Travailler avec l’espace c’est avant tout une manière de se confronter à la réalité, ou de bouleverser le réel, de le faire basculer. J’ai souvent peint et travaillé en extérieur. En tant que tagger, puis à la recherche de lieux spécifiques pour ma peinture. Entre 2002 et 2008 j’ai fait plusieurs roadtrips exclusivement pour trouver des lieux et peindre in-situ. J’ai produit une centaine d’oeuvres assez minimalistes dans des lieux atypiques et ainsi développé une approche assez instinctive du travail dans l’espace. Je pourrais théoriser à propos de la confrontation au réel dans les productions in-situ, mais mon approche est bien plus sensible que raisonnée. Elle reste malgré tout parfaitement explicable et je sais pertinemment ce que je recherche. Quand j’ai commencé à faire des expositions en galeries, je ne produisais que des installations en refusant la peinture. Ces oeuvres me restaient souvent sur les bras, trop grosses, invendables, instockables, et je m’en débarrassais. C’est ainsi que j’ai jeté des Donuts (de chambres à air de camion) dans un canal en belgique. J’ai abandonné des cônes en aluminium de 2m dans des cimetières. Mes expositions s’achevaient dans des champs ou au fond de zones industrielles. Le fait d’abandonner sa production a un sens particulier pour moi, même si j’en garde toujours une photo. C’est un acte radical et mélancolique, une forme de refus. Mon travail s’articule de façons différentes aujourd’hui, mais j’essaye de retrouver ces directions et cette même intensité avec l’espace, autant à l’intérieur qu’à l’extérieur. Si je créais des toiles ce serait davantage pour les jeter ou les casser comme Steven Parrino par exemple, mais à ma manière…
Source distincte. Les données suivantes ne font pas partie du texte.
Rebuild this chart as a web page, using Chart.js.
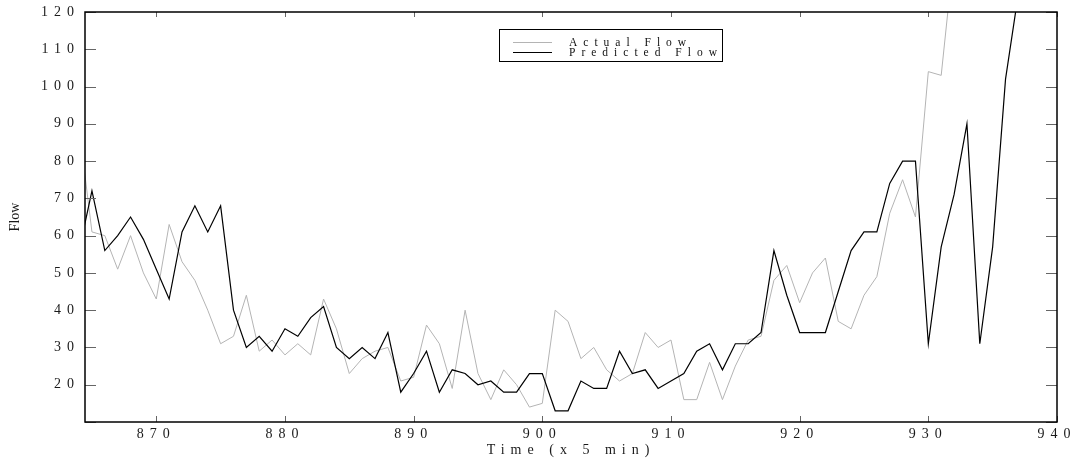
<!DOCTYPE html>
<html>
<head>
<meta charset="UTF-8">
<title>Actual vs Predicted Flow</title>
<script src="https://cdn.jsdelivr.net/npm/chart.js@4.4.0/dist/chart.umd.min.js"></script>
<style>
  body { margin: 0; background: #fff; }
  .chart-container { position: relative; width: 1076px; height: 466px; }
</style>
</head>
<body>
<div class="chart-container">
  <canvas id="chart"></canvas>
</div>

<script>
const timeArray = [864, 865, 866, 867, 868, 869, 870, 871, 872, 873, 874, 875, 876, 877, 878, 879,
  880, 881, 882, 883, 884, 885, 886, 887, 888, 889, 890, 891, 892, 893, 894, 895, 896, 897, 898, 899,
  900, 901, 902, 903, 904, 905, 906, 907, 908, 909, 910, 911, 912, 913, 914, 915, 916, 917, 918, 919,
  920, 921, 922, 923, 924, 925, 926, 927, 928, 929, 930, 931, 932, 933, 934, 935, 936, 937]

const actualFlow = [89, 61, 60, 51, 60, 50, 43, 63, 53, 48, 40, 31, 33, 44, 29, 32,
  28, 31, 28, 43, 35, 23, 27, 29, 30, 21, 22, 36, 31, 19, 40, 23, 16, 24, 20, 14,
  15, 40, 37, 27, 30, 24, 21, 23, 34, 30, 32, 16, 16, 26, 16, 25, 32, 33, 48, 52,
  42, 50, 54, 37, 35, 44, 49, 66, 75, 65, 104, 103, 136, null, null, null, null, null]

const predictedFlow = [56, 72, 56, 60, 65, 59, 51, 43, 61, 68, 61, 68, 40, 30, 33, 29,
  35, 33, 38, 41, 30, 27, 30, 27, 34, 18, 23, 29, 18, 24, 23, 20, 21, 18, 18, 23,
  23, 13, 13, 21, 19, 19, 29, 23, 24, 19, 21, 23, 29, 31, 24, 31, 31, 34, 56, 44,
  34, 34, 34, 45, 56, 61, 61, 74, 80, 80, 31, 57, 71, 90, 31, 57, 102, 125]

const xTicks = [870, 880, 890, 900, 910, 920, 930, 940]
const yTicks = [10, 20, 30, 40, 50, 60, 70, 80, 90, 100, 110, 120]

Chart.defaults.font.family = '"Liberation Serif", "Times New Roman", serif'
Chart.defaults.font.size = 14
Chart.defaults.color = '#1a1a1a'

// the original has wide letter spacing on nearly all of its text
const spacing = '6px'

const framePlugin = {
  id: 'frame',
  beforeUpdate(chart) { chart.ctx.letterSpacing = spacing },
  beforeDraw(chart) { chart.ctx.letterSpacing = spacing },
  afterDraw(chart) {
    const ctx = chart.ctx
    const a = chart.chartArea
    const xs = chart.scales.x, ys = chart.scales.y
    ctx.save()
    // inward tick marks on all four sides
    ctx.strokeStyle = '#666'
    ctx.lineWidth = 1
    ctx.beginPath()
    ys.ticks.forEach(t => {
      const py = Math.round(ys.getPixelForValue(t.value)) + 0.5
      ctx.moveTo(a.left, py); ctx.lineTo(a.left + 11, py)
      ctx.moveTo(a.right, py); ctx.lineTo(a.right - 11, py)
    })
    xs.ticks.forEach(t => {
      const px = Math.round(xs.getPixelForValue(t.value)) + 0.5
      ctx.moveTo(px, a.bottom); ctx.lineTo(px, a.bottom - 6)
      ctx.moveTo(px, a.top); ctx.lineTo(px, a.top + 5)
    })
    ctx.stroke()
    ctx.strokeStyle = '#000'
    ctx.lineWidth = 1.5
    ctx.strokeRect(a.left, a.top, a.right - a.left, a.bottom - a.top)

    // legend box
    ctx.lineWidth = 1
    ctx.strokeRect(499.5, 29.5, 223, 32)
    ctx.font = '11.5px "Liberation Serif", serif'
    ctx.letterSpacing = '6px'
    ctx.textAlign = 'left'
    ctx.textBaseline = 'middle'
    chart.data.datasets.forEach((ds, i) => {
      const ly = 42.5 + i * 10
      ctx.strokeStyle = ds.borderColor
      ctx.lineWidth = ds.borderWidth
      ctx.beginPath()
      ctx.moveTo(513, ly)
      ctx.lineTo(552, ly)
      ctx.stroke()
      ctx.fillStyle = '#111'
      ctx.fillText(ds.label, 569, ly + 0.5)
    })

    // y axis title, drawn without the spacing
    ctx.letterSpacing = '0px'
    ctx.font = '14px "Liberation Serif", serif'
    ctx.fillStyle = '#1a1a1a'
    ctx.textAlign = 'center'
    ctx.translate(15, (a.top + a.bottom) / 2)
    ctx.rotate(-Math.PI / 2)
    ctx.fillText('Flow', 0, 0)
    ctx.restore()
  }
}

const ctx = document.querySelector('#chart').getContext('2d')
const chart = new Chart(ctx, {
  type: 'line',
  data: {
    datasets: [
      {
        label: 'Actual Flow',
        data: timeArray.map((t, i) => ({ x: t, y: actualFlow[i] })),
        borderColor: '#b4b4b4',
        borderWidth: 1,
        pointRadius: 0,
        tension: 0,
        clip: 0,
        order: 1
      },
      {
        label: 'Predicted Flow',
        data: timeArray.map((t, i) => ({ x: t, y: predictedFlow[i] })),
        borderColor: '#000',
        borderWidth: 1.2,
        pointRadius: 0,
        tension: 0,
        clip: 0,
        order: 0
      }
    ]
  },
  options: {
    responsive: true,
    maintainAspectRatio: false,
    animation: false,
    layout: { padding: { left: 0, top: 12, right: 19, bottom: 0 } },
    plugins: {
      legend: { display: false },
      tooltip: { enabled: false }
    },
    scales: {
      x: {
        type: 'linear',
        min: 864.46,
        max: 940,
        grid: { display: false, drawTicks: false },
        border: { display: false },
        afterBuildTicks: scale => { scale.ticks = xTicks.map(v => ({ value: v })) },
        afterFit: scale => {
          scale.height = 44
          scale.paddingLeft = 0
          scale.paddingRight = 0
        },
        ticks: { padding: 4, maxRotation: 0 },
        title: {
          display: true,
          text: 'Time (x 5 min)',
          padding: { top: 0, bottom: 7 }
        }
      },
      y: {
        min: 10,
        max: 120,
        grid: { display: false, drawTicks: false },
        border: { display: false },
        afterBuildTicks: scale => { scale.ticks = yTicks.map(v => ({ value: v })) },
        afterFit: scale => {
          scale.width = 85
          scale.paddingTop = 0
          scale.paddingBottom = 0
        },
        ticks: {
          padding: 5,
          callback: v => v === 10 ? '' : v
        }
      }
    }
  },
  plugins: [framePlugin]
})
</script>
</body>
</html>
Vous faites beaucoup appel à la forme géométrique dans vos travau x, simple, épurée, au graphisme minimal, expliqueznous pourquoi ?
J’utilise le graphisme auquel j’ai été formé. Il a beaucoup été utilisé dans l’industrie et l’architecture, comme dans la signalétique et le design produit. C’est une influence considérable. Utiliser une forme simple et la dupliquer dans un motif est un système emprunté au pragmatisme industriel. Minimal ou non, le graphisme est aussi un langage qui peut s’adapter à de nombreux domaines. C’est un médium très intrusif.
Et quel est votre objectif principal en tant qu’artiste ?
Profondément influencé par l’industrie, j’aimerais pouvoir produire aussi sournoisement qu’un industriel !
Votre évolution artistique vous a-t-elle amené à vous censurer ? Quelles sont vos limites ?
Je pense éviter la revendication, les lieux communs. Je refuse la facilité des discours téléphonés que je trouve ennuyeux et sans intérêt. Je suis bien plus intéressé par le discours infusé dans la forme, ou plus précisément quand la forme fabrique une sorte de sentiment et devient le moyen de communiquer.
]Parlez nous de vos projets ?
Je travaille sur un projet d’installation de plusieurs centaines de m2 pour le mois d’octobre. Un projet d’assiettes en porcelaine, de court-métrage, des commandes de graphisme et d’autres projets personnels.
Est-ce qu’un bon artiste est un artiste qui se vend ?
Un jour on m’a dit : “Vous êtes courageux, vous les artistes. Vous serez riches quand vous serez morts ! “
Que peut-on vous souhaiter ?
De ne pas mourir tout de suite ! Je n’ai pas encore eu le temps de travailler sur mon cercueil en aluminium teinté dans la masse.